The mixed format of the Australian Open – which has separate men’s and women’s trophies – will have the siblings competing apart but in close proximity across two courses, The Australian and The Lakes.
Min Woo, the more extroverted of the Western Australian duo, said he hoped both could hoist trophies in the same week.
“It would be pretty crazy.

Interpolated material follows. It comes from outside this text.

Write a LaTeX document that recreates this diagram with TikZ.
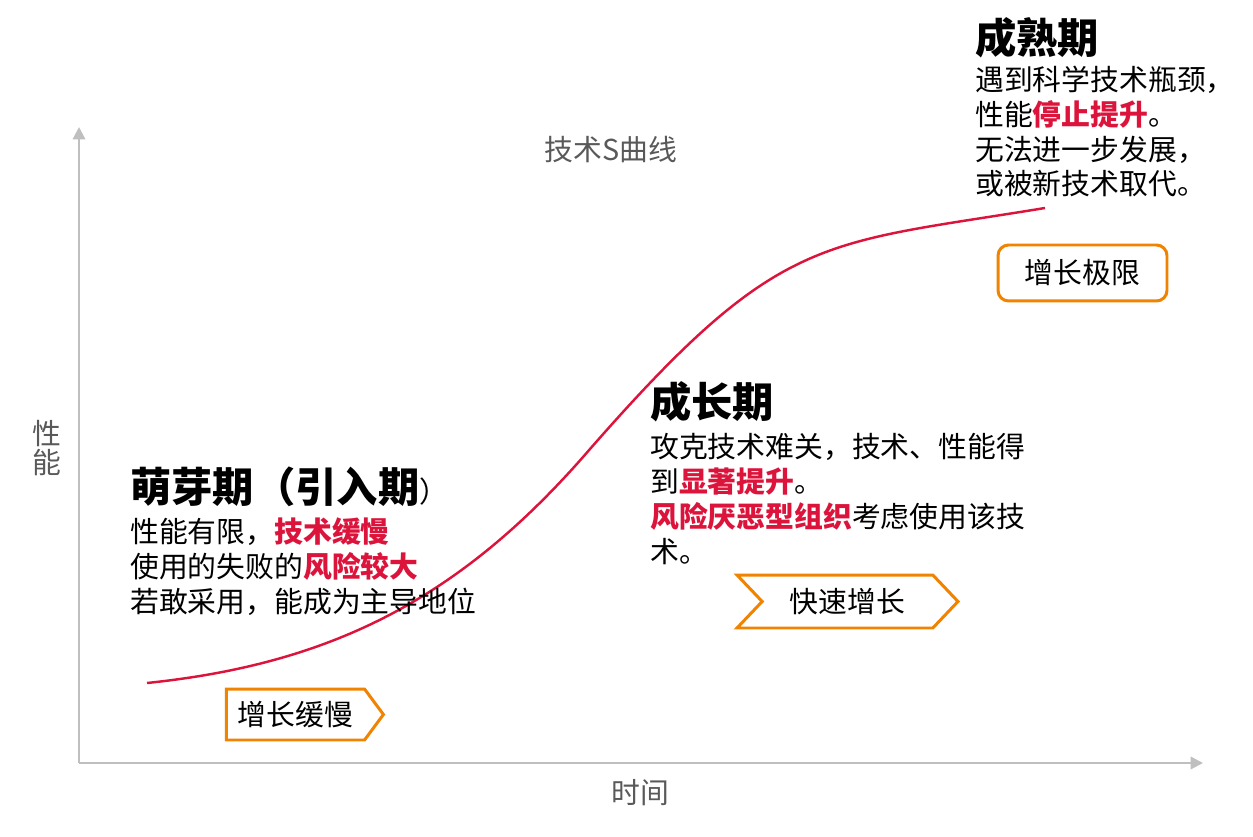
\documentclass[tikz,border=0pt]{standalone}
\usepackage{fontspec}
\setmainfont{Noto Sans CJK SC}
\usetikzlibrary{positioning, arrows.meta, shapes.symbols}
\definecolor{curvered}{RGB}{220,20,60}
\definecolor{tagorange}{RGB}{240,131,0}
\definecolor{axisgray}{RGB}{191,191,191}
\definecolor{labelgray}{RGB}{89,89,89}
\newcommand{\hl}[1]{\textbf{\textcolor{curvered}{#1}}}

\begin{document}
\begin{tikzpicture}[
    x=0.02cm, y=-0.02cm,
    body/.style={font=\fontsize{16.4}{19.8}\selectfont, align=left, inner sep=0pt, anchor=north west},
    ttl/.style={font=\fontsize{23.5}{28}\selectfont\bfseries, inner sep=0pt, anchor=west},
    lbl/.style={font=\fontsize{16.4}{16.4}\selectfont, text=labelgray, align=center, inner sep=0pt},
    tag/.style={draw=tagorange, line width=1.7pt, fill=white, font=\fontsize{16.4}{19.8}\selectfont, inner sep=0pt},
    axis/.style={draw=axisgray, line width=1.2pt, -{Triangle[length=7pt, width=7pt]}},
    scurve/.style={draw=curvered, line width=1.4pt}
]
\useasboundingbox (0,0) rectangle (1253,837);

% axes
\coordinate (o) at (79,763);
\coordinate (ytip) at (79,127);
\coordinate (xtip) at (1203,763);
\draw[axis] (o) -- (ytip);
\draw[axis] (o) -- (xtip);
\node[lbl] (xlab) at (640,793) {时间};
\node[lbl] (ylab) at (47,448) {性\\能};
\node[lbl] (title) at (611,150) {技术S曲线};

% S curve
\coordinate (cstart) at (147,683);
\coordinate (cmid) at (590,449);
\coordinate (cend) at (1045,208);
\draw[scurve] (cstart) .. controls (330,664) and (460,600) .. (cmid) .. controls (780,232) and (820,245) .. (cend);

% stages
\node[ttl] (t1) at (130,487) {萌芽期（引入期{\fontsize{16.4}{19.8}\selectfont\mdseries ）}};
\node[body, below=6pt of t1.south west, anchor=north west] (b1) {性能有限，\hl{技术缓慢}\\使用的失败的\hl{风险较大}\\若敢采用，能成为主导地位};

\node[ttl] (t2) at (650,402) {成长期};
\node[body, below=6pt of t2.south west, anchor=north west] (b2) {攻克技术难关，技术、性能得\\到\hl{显著提升}。\\\hl{风险厌恶型组织}考虑使用该技\\术。};

\node[ttl] (t3) at (975,38) {成熟期};
\node[body, below=4pt of t3.south west, anchor=north west] (b3) {遇到科学技术瓶颈，\\性能\hl{停止提升}。\\无法进一步发展，\\或被新技术取代。};

% tags
\node[tag, signal, signal to=east, signal pointer angle=107, minimum width=3.14cm, minimum height=1.02cm] (slow) at (295.5,714.5) {增长缓慢};
\node[tag, signal, signal to=east, signal from=west, signal pointer angle=93, minimum width=4.42cm, minimum height=1.06cm] (fast) at (847.5,601.5) {快速增长};
\node[tag, rectangle, rounded corners=6pt, minimum width=3.38cm, minimum height=1.12cm] (limit) at (1082.5,273) {增长极限};
\end{tikzpicture}
\end{document}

We’ve won back-to-back weeks, but on the same week would be something else,” the 25-year-old told reporters.
Though boasting three European Tour titles among his four professional wins, Min Woo has some catching up to do to match his sister.
The 27-year-old world number five has 10 LPGA Tour titles and top-three finishes at all five of the women’s majors.
The Australian Open has proved elusive, though, despite playing every one since the age of 14.
“As an Australian you always want to win your national Open and it’s always been high on my list to win,” she said.
“I put the most pressure on myself here, I really want to do well so it’s subconscious pressure.”
TON OF BIRDIES
Former British Open winner Smith can only sympathise.
The 30-year-old was in tears last week after missing the cut in his Australian PGA Championship title defence, the event he won three times in front of friends and family.
He said his meltdown at Royal Queensland had dented his confidence but he had worked hard with coach Grant Field for four days to iron out a technical issue with his swing.
“I wouldn’t say my confidence is at 100%, but like I said, there’s no reason I can’t go out there and be competitive,” he said.
“It only takes a few good shots and a few good feels and all of a sudden you’re looking at yourself at the top of the leaderboard.”
Former world number one Adam Scott is another with something to prove, having challenged Lee in the first half of the PGA Championship before fading over the weekend to finish sixth.
Scott won the Australian Open in 2009 but has endured plenty of frustration since at the country’s most prestigious event.
He held a one-stroke lead when he teed off in the final round at Melbourne’s Victoria Golf Club last year but duly crashed to hand Poland’s Adrian Meronk a five-stroke win.
Without a win in nearly four years, the 43-year-old has committed to a higher-risk, attacking game to try to break the drought.
“You have to accept some bad results because you’re going for it, and if you’re not on then you’re going to have a bad score,” he said.
“But you’re looking for those five or six weeks a year where you go for it and you’re on and you make a ton of birdies and you get the big results.”